Supplied material -
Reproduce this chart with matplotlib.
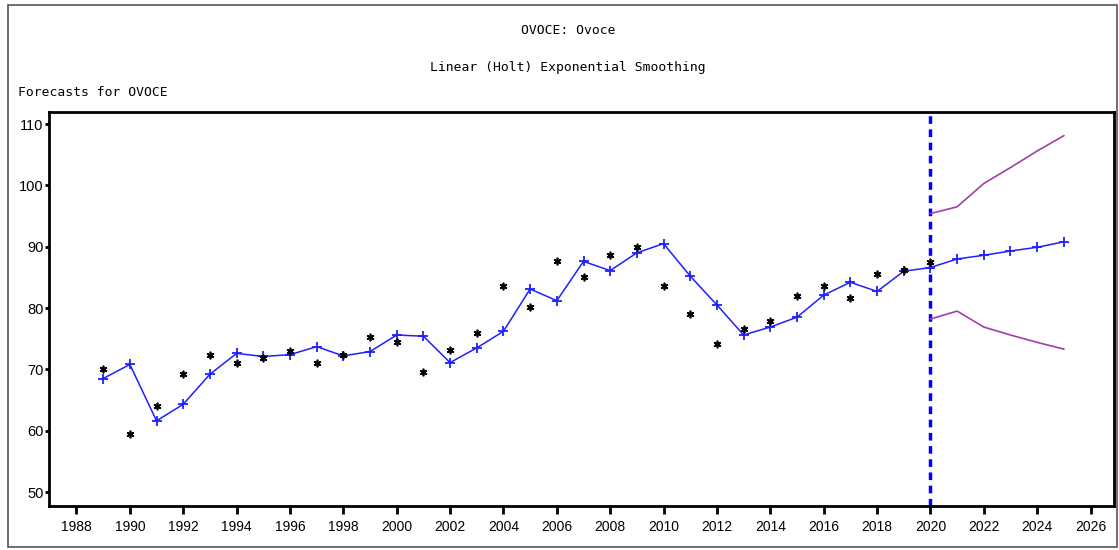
import matplotlib
matplotlib.use("Agg")
import matplotlib.pyplot as plt
from matplotlib.patches import Rectangle

# ---- data ----
fit_years = list(range(1989, 2026))
fitted = [68.5, 70.8, 61.6, 64.3, 69.2, 72.6, 72.1, 72.4, 73.7, 72.2,
          72.9, 75.6, 75.4, 71.1, 73.5, 76.2, 83.1, 81.2, 87.6, 86.1,
          89.0, 90.5, 85.2, 80.5, 75.6, 76.9, 78.5, 82.1, 84.2, 82.7,
          86.0, 86.6, 88.0, 88.6, 89.3, 89.9, 90.8]
act_years = list(range(1989, 2021))
actual = [70.1, 59.4, 64.0, 69.2, 72.4, 71.1, 71.8, 73.0, 71.1, 72.3,
          75.2, 74.5, 69.6, 73.2, 75.9, 83.6, 80.1, 87.7, 85.0, 88.6,
          90.0, 83.6, 79.0, 74.1, 76.5, 77.9, 82.0, 83.6, 81.6, 85.6,
          86.2, 87.5]
band_years = [2020, 2021, 2022, 2023, 2024, 2025]
upper = [95.4, 96.5, 100.3, 102.9, 105.6, 108.1]
lower = [78.2, 79.5, 76.9, 75.6, 74.4, 73.3]
forecast_start = 2020
xticks = list(range(1988, 2027, 2))
yticks = [50, 60, 70, 80, 90, 100, 110]

title1 = "OVOCE: Ovoce"
title2 = "Linear (Holt) Exponential Smoothing"
ylabel_text = "Forecasts for OVOCE"

# ---- figure ----
W, H = 1119, 550
fig = plt.figure(figsize=(W / 100, H / 100), dpi=100)
fig.patch.set_facecolor("white")

# outer frame
fig.patches.append(Rectangle((8 / W, 1 - 547 / H), (1117 - 8) / W, (547 - 5) / H,
                             transform=fig.transFigure, fill=False,
                             edgecolor="#555555", linewidth=1.2))

ax = fig.add_axes([49 / W, 1 - 506 / H, (1114 - 49) / W, (506 - 112) / H])

ax.axvline(forecast_start, color="#0000ff", linewidth=2.5,
           linestyle=(0, (2.2, 1.6)), zorder=1)

ax.plot(fit_years, fitted, color="#1f1fff", linewidth=1.1, marker="+",
        markersize=6.5, markeredgewidth=1.3, zorder=3)
ax.plot(act_years, actual, linestyle="none", marker=(6, 2, 0), markersize=5.5,
        color="black", markeredgewidth=1.2, zorder=4)
ax.plot(band_years, upper, color="#a040a8", linewidth=1.2, zorder=2)
ax.plot(band_years, lower, color="#a040a8", linewidth=1.2, zorder=2)

ax.set_xlim(1986.97, 2026.88)
ax.set_ylim(47.72, 111.96)
ax.set_xticks(xticks)
ax.set_yticks(yticks)
ax.tick_params(axis="x", direction="out", length=6, width=2, pad=4,
               labelsize=10)
ax.tick_params(axis="y", direction="out", length=3, width=2, pad=1,
               labelsize=10.5)
for lab in ax.get_xticklabels() + ax.get_yticklabels():
    lab.set_fontfamily("Liberation Sans")
for sp in ax.spines.values():
    sp.set_linewidth(2)

mono = "DejaVu Sans Mono"
fig.text(568 / W, 1 - 30 / H, title1, ha="center", va="center",
         fontsize=9.4, family=mono)
fig.text(568 / W, 1 - 67 / H, title2, ha="center", va="center",
         fontsize=9.4, family=mono)
fig.text(18 / W, 1 - 93 / H, ylabel_text, ha="left", va="center",
         fontsize=9.4, family=mono)

fig.savefig("out.png", dpi=100)
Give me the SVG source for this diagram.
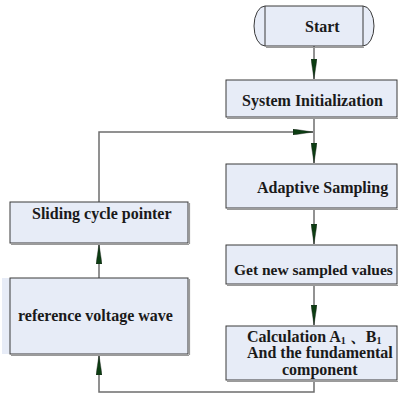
<svg xmlns="http://www.w3.org/2000/svg" width="398" height="403" viewBox="0 0 398 403">
<defs>
<style>
.box{fill:#e7ecf7;stroke:#3a3a3a;stroke-width:1}
.sh{fill:none;stroke:#9a9a9a;stroke-width:1.2}
text{font-family:"Liberation Serif","DejaVu Serif",serif;font-weight:bold;font-size:16px;fill:#1a1a1a}
.c{fill:none;stroke:#6e6e6e;stroke-width:1.5}
</style>
<marker id="ah" viewBox="0 0 20 6" refX="20" refY="3" markerWidth="20" markerHeight="6" markerUnits="userSpaceOnUse" orient="auto">
<path d="M0,0 L20,3 L0,6 Z" fill="#0c3d12" stroke="#222" stroke-width="0.4"/>
</marker>
</defs>
<rect width="398" height="403" fill="#fff"/>
<g id="connectors">
<path class="c" d="M314,46 V79" marker-end="url(#ah)"/>
<path class="c" d="M314,118 V163" marker-end="url(#ah)"/>
<path class="c" d="M99,202 V132 H313" marker-end="url(#ah)"/>
<path class="c" d="M314,209 V244" marker-end="url(#ah)"/>
<path class="c" d="M314,285 V325" marker-end="url(#ah)"/>
<path class="c" d="M314,381 V392 H99 V355" marker-end="url(#ah)"/>
<path class="c" d="M99,278 V244" marker-end="url(#ah)"/>
</g>
<g id="start">
<path class="sh" d="M266,47.5 H364"/>
<path class="box" d="M265,6 H363 A11,20 0 0 1 363,46 H265 A11,20 0 0 1 265,6 Z"/>
<path d="M265,6 V46 M363,6 V46" stroke="#3a3a3a" stroke-width="1"/>
<text x="305" y="31.5" font-family="Liberation Serif, DejaVu Serif, serif">Start</text>
</g>
<g id="system-init">
<path class="sh" d="M227,118.5 H398"/>
<rect class="box" x="226" y="80" width="171" height="37"/>
<text x="242" y="105.5" font-family="Liberation Serif, DejaVu Serif, serif">System Initialization</text>
</g>
<g id="adaptive-sampling">
<path class="sh" d="M227,209.5 H398"/>
<rect class="box" x="226" y="164" width="171" height="44"/>
<text x="257" y="193" font-family="Liberation Serif, DejaVu Serif, serif">Adaptive Sampling</text>
</g>
<g id="get-new-sampled">
<path class="sh" d="M227,285.5 H398"/>
<rect class="box" x="226" y="245" width="171" height="39"/>
<text x="234" y="275" font-size="15.5" style="font-size:15.5px" font-family="Liberation Serif, DejaVu Serif, serif">Get new sampled values</text>
</g>
<g id="calculation">
<path class="sh" d="M227,381.5 H398"/>
<rect class="box" x="226" y="326" width="171" height="54"/>
<text x="247" y="341.5" font-family="Liberation Serif, DejaVu Serif, serif">Calculation A<tspan font-size="10" dy="2">1</tspan><tspan dy="-2"> 、B</tspan><tspan font-size="10" dy="2">1</tspan></text>
<text x="247" y="358" font-family="Liberation Serif, DejaVu Serif, serif">And the fundamental</text>
<text x="282" y="375" font-family="Liberation Serif, DejaVu Serif, serif">component</text>
</g>
<g id="sliding-cycle-pointer">
<path class="sh" d="M11,244.5 H189 M189.5,203 V244"/>
<rect class="box" x="10" y="202" width="178" height="41"/>
<text x="32" y="219" font-family="Liberation Serif, DejaVu Serif, serif">Sliding cycle pointer</text>
</g>
<g id="reference-voltage-wave">
<rect x="2" y="278" width="8" height="76" fill="#e7ecf7"/>
<path class="sh" d="M11,355.5 H189 M189.5,279 V355"/>
<rect class="box" x="10" y="278" width="178" height="76"/>
<text x="18" y="320.5" font-family="Liberation Serif, DejaVu Serif, serif">reference voltage wave</text>
</g>
</svg>
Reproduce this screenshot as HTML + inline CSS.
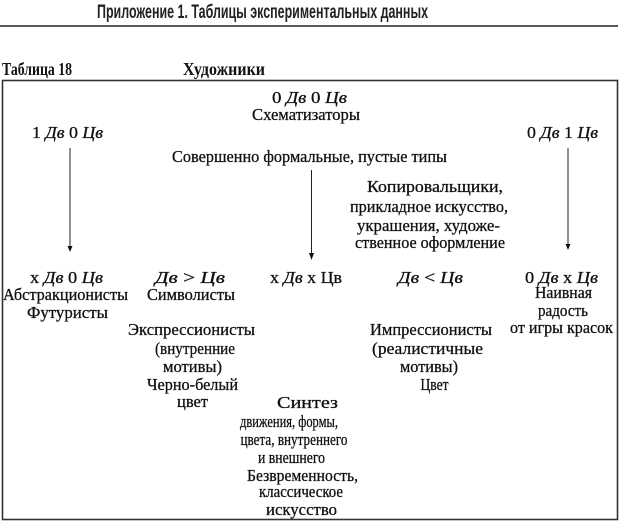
<!DOCTYPE html>
<html><head><meta charset="utf-8">
<style>
html,body{margin:0;padding:0;background:#fff;}
svg{display:block;}
.t{font-family:"Liberation Serif",serif;font-size:17px;fill:#111;stroke:#111;stroke-width:0.3;}
.i{font-style:italic;}
.h{font-family:"Liberation Serif",serif;font-size:18px;font-weight:bold;fill:#111;}
.ti{font-family:"Liberation Sans Narrow","Liberation Sans",sans-serif;font-size:19px;font-weight:bold;fill:#222;}
</style></head>
<body>
<svg width="620" height="524" viewBox="0 0 620 524" xmlns="http://www.w3.org/2000/svg">
<rect width="620" height="524" fill="#fff"/>
<text class="ti" x="97" y="18" textLength="331" lengthAdjust="spacingAndGlyphs">Приложение 1. Таблицы экспериментальных данных</text>
<line x1="0" y1="26" x2="618" y2="26" stroke="#222" stroke-width="1.5"/>

<text class="h" x="2" y="75" textLength="70" lengthAdjust="spacingAndGlyphs">Таблица 18</text>
<text class="h" x="183" y="75" textLength="82" lengthAdjust="spacingAndGlyphs">Художники</text>

<rect x="2.5" y="80.5" width="615" height="439" fill="none" stroke="#333" stroke-width="1.6"/>

<g stroke="#222" stroke-width="1">
<line x1="70" y1="148" x2="70" y2="247"/>
<line x1="311.5" y1="170" x2="311.5" y2="254"/>
<line x1="568" y1="148" x2="568" y2="245"/>
</g>
<g fill="#111">
<polygon points="67.5,246 72.5,246 70,252"/>
<polygon points="309,253 314,253 311.5,260"/>
<polygon points="565.5,244 570.5,244 568,250"/>
</g>

<g text-anchor="middle">
<text class="t" x="309.5" y="103" textLength="75" lengthAdjust="spacingAndGlyphs">0 <tspan class="i">Дв</tspan> 0 <tspan class="i">Цв</tspan></text>
<text class="t" x="306" y="120" textLength="108" lengthAdjust="spacingAndGlyphs">Схематизаторы</text>
<text class="t" x="67.5" y="138" textLength="71" lengthAdjust="spacingAndGlyphs">1 <tspan class="i">Дв</tspan> 0 <tspan class="i">Цв</tspan></text>
<text class="t" x="562.5" y="138" textLength="71" lengthAdjust="spacingAndGlyphs">0 <tspan class="i">Дв</tspan> 1 <tspan class="i">Цв</tspan></text>
<text class="t" x="309.5" y="162" textLength="275" lengthAdjust="spacingAndGlyphs">Совершенно формальные, пустые типы</text>

<text class="t" x="435" y="192" textLength="136" lengthAdjust="spacingAndGlyphs">Копировальщики,</text>
<text class="t" x="429" y="212" textLength="158" lengthAdjust="spacingAndGlyphs">прикладное искусство,</text>
<text class="t" x="428.5" y="231" textLength="143" lengthAdjust="spacingAndGlyphs">украшения, художе-</text>
<text class="t" x="430" y="248" textLength="150" lengthAdjust="spacingAndGlyphs">ственное оформление</text>

<text class="t" x="66.5" y="283" textLength="73" lengthAdjust="spacingAndGlyphs">х <tspan class="i">Дв</tspan> 0 <tspan class="i">Цв</tspan></text>
<text class="t" x="190" y="283" textLength="70" lengthAdjust="spacingAndGlyphs"><tspan class="i">Дв</tspan> &gt; <tspan class="i">Цв</tspan></text>
<text class="t" x="306" y="283" textLength="72" lengthAdjust="spacingAndGlyphs">х <tspan class="i">Дв</tspan> х Цв</text>
<text class="t" x="430.5" y="283" textLength="65" lengthAdjust="spacingAndGlyphs"><tspan class="i">Дв</tspan> &lt; <tspan class="i">Цв</tspan></text>
<text class="t" x="561.5" y="283" textLength="73" lengthAdjust="spacingAndGlyphs">0 <tspan class="i">Дв</tspan> х <tspan class="i">Цв</tspan></text>

<text class="t" x="65.5" y="300" textLength="125" lengthAdjust="spacingAndGlyphs">Абстракционисты</text>
<text class="t" x="67.5" y="318" textLength="81" lengthAdjust="spacingAndGlyphs">Футуристы</text>
<text class="t" x="191" y="300" textLength="88" lengthAdjust="spacingAndGlyphs">Символисты</text>

<text class="t" x="563.5" y="298" textLength="57" lengthAdjust="spacingAndGlyphs">Наивная</text>
<text class="t" x="563" y="316" textLength="50" lengthAdjust="spacingAndGlyphs">радость</text>
<text class="t" x="561.5" y="333" textLength="103" lengthAdjust="spacingAndGlyphs">от игры красок</text>

<text class="t" x="191.5" y="335" textLength="127" lengthAdjust="spacingAndGlyphs">Экспрессионисты</text>
<text class="t" x="195" y="354" textLength="80" lengthAdjust="spacingAndGlyphs">(внутренние</text>
<text class="t" x="192.5" y="372" textLength="59" lengthAdjust="spacingAndGlyphs">мотивы)</text>
<text class="t" x="192.5" y="390" textLength="91" lengthAdjust="spacingAndGlyphs">Черно-белый</text>
<text class="t" x="192.5" y="407" textLength="31" lengthAdjust="spacingAndGlyphs">цвет</text>

<text class="t" x="431" y="335" textLength="122" lengthAdjust="spacingAndGlyphs">Импрессионисты</text>
<text class="t" x="427.5" y="354" textLength="111" lengthAdjust="spacingAndGlyphs">(реалистичные</text>
<text class="t" x="429" y="372" textLength="58" lengthAdjust="spacingAndGlyphs">мотивы)</text>
<text class="t" x="434.5" y="390" textLength="28" lengthAdjust="spacingAndGlyphs">Цвет</text>

<text class="t" x="307.5" y="408" textLength="61" lengthAdjust="spacingAndGlyphs">Синтез</text>
<text class="t" x="289" y="427" textLength="98" lengthAdjust="spacingAndGlyphs">движения, формы,</text>
<text class="t" x="294" y="445" textLength="107" lengthAdjust="spacingAndGlyphs">цвета, внутреннего</text>
<text class="t" x="291.5" y="463" textLength="67" lengthAdjust="spacingAndGlyphs">и внешнего</text>
<text class="t" x="302.5" y="481" textLength="111" lengthAdjust="spacingAndGlyphs">Безвременность,</text>
<text class="t" x="301" y="497" textLength="84" lengthAdjust="spacingAndGlyphs">классическое</text>
<text class="t" x="301.5" y="515" textLength="71" lengthAdjust="spacingAndGlyphs">искусство</text>
</g>
</svg>
</body></html>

Problem -
Up to and including the line that contains "from matplotlib.patches import Rectangle", print the records above exactly from their first line, without any pictures.

Solution to this task -
Reproduce this chart with matplotlib.
import matplotlib
matplotlib.use("Agg")
import matplotlib.pyplot as plt
from matplotlib.patches import Rectangle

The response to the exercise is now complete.